Naturally, Immuta sees itself filing a critical role in that scenario. The company is cognizant of the need to work with other components of the stack–such as data catalog vendors, SIEM tools, and even other data governance and data access tool providers–and doesn’t want to recreate more than it needs to. As far as SIEM integration goes, it has partnered with Splunk for the preview of Detect, for example.
Integration with other components of its own stack, including the capability to keep track of which users are permitted to access which pieces of data, is critical for keeping it all straight.
“We’re thinking a lot about query activity and what’s happening at that level.
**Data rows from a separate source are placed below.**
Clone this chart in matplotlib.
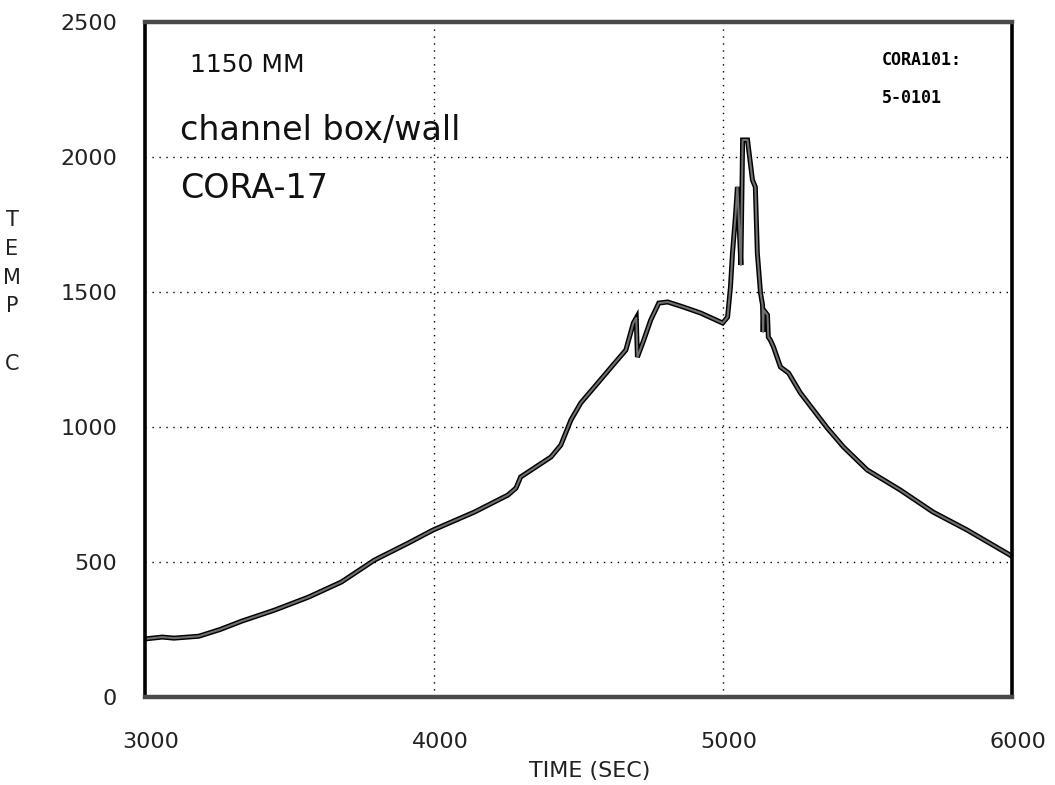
import matplotlib
matplotlib.use("Agg")
import matplotlib.pyplot as plt
from matplotlib.transforms import ScaledTranslation

# thermocouple reading, channel box/wall at 1150 mm
time_sec = [3000, 3060, 3100, 3186, 3260, 3335, 3449, 3566, 3680, 3794,
            3911, 3998, 4140, 4256, 4284, 4300, 4405, 4439, 4474, 4508,
            4567, 4620, 4664, 4690, 4700, 4704, 4726, 4750, 4778, 4809,
            4864, 4923, 4999, 5016, 5026, 5033, 5043, 5050, 5058, 5062,
            5066, 5068, 5085, 5102, 5112, 5119, 5130, 5137, 5139, 5141,
            5154, 5157, 5164, 5175, 5199, 5227, 5268, 5361, 5417, 5499,
            5613, 5727, 5844, 5993, 6000]
temp_c = [215, 222, 218, 225, 250, 281, 322, 370, 426, 507,
          570, 619, 685, 748, 774, 815, 889, 933, 1026, 1089,
          1163, 1230, 1285, 1385, 1404, 1259, 1322, 1396, 1459, 1463,
          1444, 1422, 1385, 1407, 1519, 1644, 1778, 1889, 1700, 1600,
          1900, 2063, 2063, 1915, 1889, 1644, 1496, 1452, 1352, 1433,
          1415, 1333, 1322, 1296, 1222, 1200, 1126, 996, 926, 841,
          767, 685, 619, 526, 520]

xticks = [3000, 4000, 5000, 6000]
yticks = [0, 500, 1000, 1500, 2000, 2500]

fig = plt.figure(figsize=(10.55, 7.85), dpi=100)
ax = fig.add_axes([0.1374, 0.1121, 0.8218, 0.8599])

ax.plot(time_sec, temp_c, color="black", lw=3.6, solid_joinstyle="miter")
ax.plot(time_sec, temp_c, color="#707070", lw=1.5)

ax.set_xlim(3000, 6000)
ax.set_ylim(0, 2500)
ax.set_xticks(xticks)
ax.set_yticks(yticks)
ax.tick_params(length=0, labelsize=16, colors="#222222")
ax.tick_params(axis="x", pad=25)
ax.tick_params(axis="y", pad=20)
shift = ScaledTranslation(0.06, 0, fig.dpi_scale_trans)
for lab in ax.get_xticklabels():
    lab.set_transform(lab.get_transform() + shift)

# dotted grid only at the inner lines
for xv in [4000, 5000]:
    ax.axvline(xv, color="black", lw=1.0, ls=(0, (1, 4)), zorder=0)
for yv in [500, 1000, 1500, 2000]:
    ax.axhline(yv, color="black", lw=1.0, ls=(0, (1, 4)), zorder=0)

for side in ["left", "right"]:
    ax.spines[side].set_linewidth(2.6)
    ax.spines[side].set_color("black")
for side in ["top", "bottom"]:
    ax.spines[side].set_linewidth(3.2)
    ax.spines[side].set_color("#4a4a4a")

ax.text(0.052, 0.926, "1150 MM", transform=ax.transAxes, fontsize=18,
        va="baseline", color="#111111")
ax.text(0.040, 0.825, "channel box/wall", transform=ax.transAxes,
        fontsize=24, va="baseline", color="#111111")
ax.text(0.040, 0.739, "CORA-17", transform=ax.transAxes, fontsize=24,
        va="baseline", color="#111111")
ax.text(0.850, 0.936, "CORA101:", transform=ax.transAxes, fontsize=12,
        family="DejaVu Sans Mono", fontweight="bold", va="baseline")
ax.text(0.850, 0.880, "5-0101", transform=ax.transAxes, fontsize=12,
        family="DejaVu Sans Mono", fontweight="bold", va="baseline")

fig.text(590 / 1055, 1 - 771 / 785, "TIME (SEC)", fontsize=16,
         ha="center", va="center", color="#222222")
fig.text(12 / 1055, 1 - 210 / 785, "T\nE\nM\nP\n\nC", fontsize=15,
         ha="center", va="top", linespacing=1.55, color="#222222")

fig.savefig("out.png", dpi=100)
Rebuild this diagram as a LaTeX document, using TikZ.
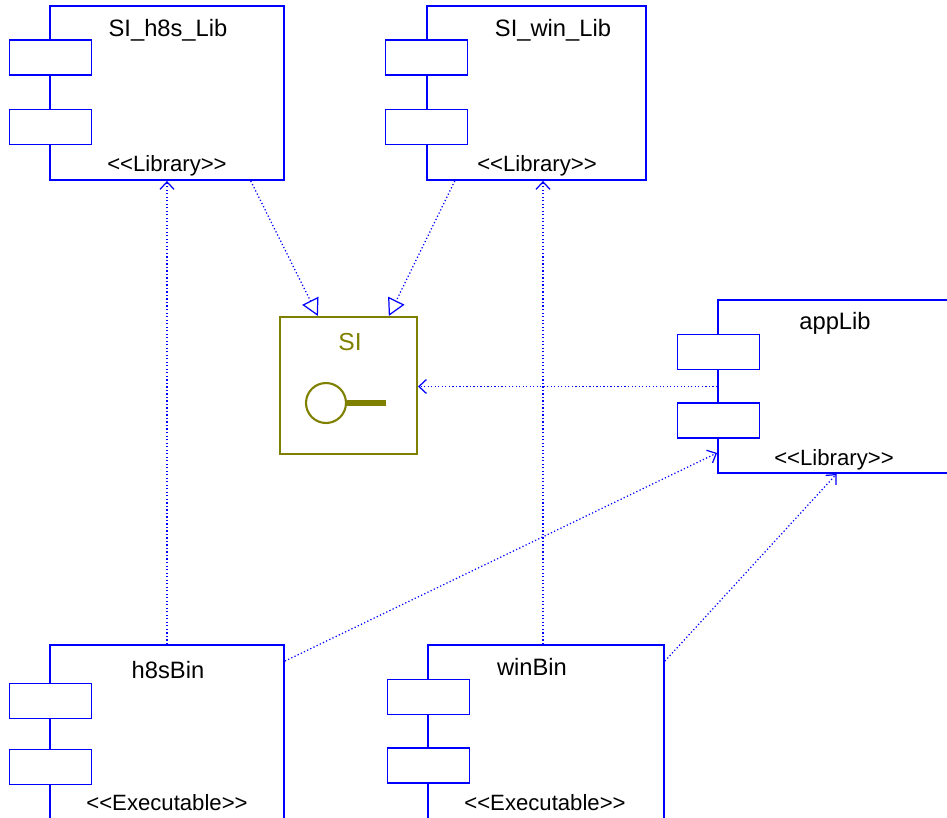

But it’s just as important to be thinking about the user,” DiAntonio says. “Was somebody made part of the group, and by making them part of the group, you’ve now exposed them to information that potentially they shouldn’t have been? Did somebody change a group that has access to sensitive information?
By tracking all the movement and changes involving the “holy trinity of data security”–or tags, users, and data systems–Immuta is able to correlate activity and map it against a given security policy to determine if breaches have been made, DiAntonio says.
“We allow some configuration of what does risk even mean for my company? You don’t want to have a one size fits all environment,” he says. “And then we wrap that with the ability to have this really elegant event stream that moves from an event to an insight to an incident, so that we’re correlating this set of activities and bringing those to your attention.”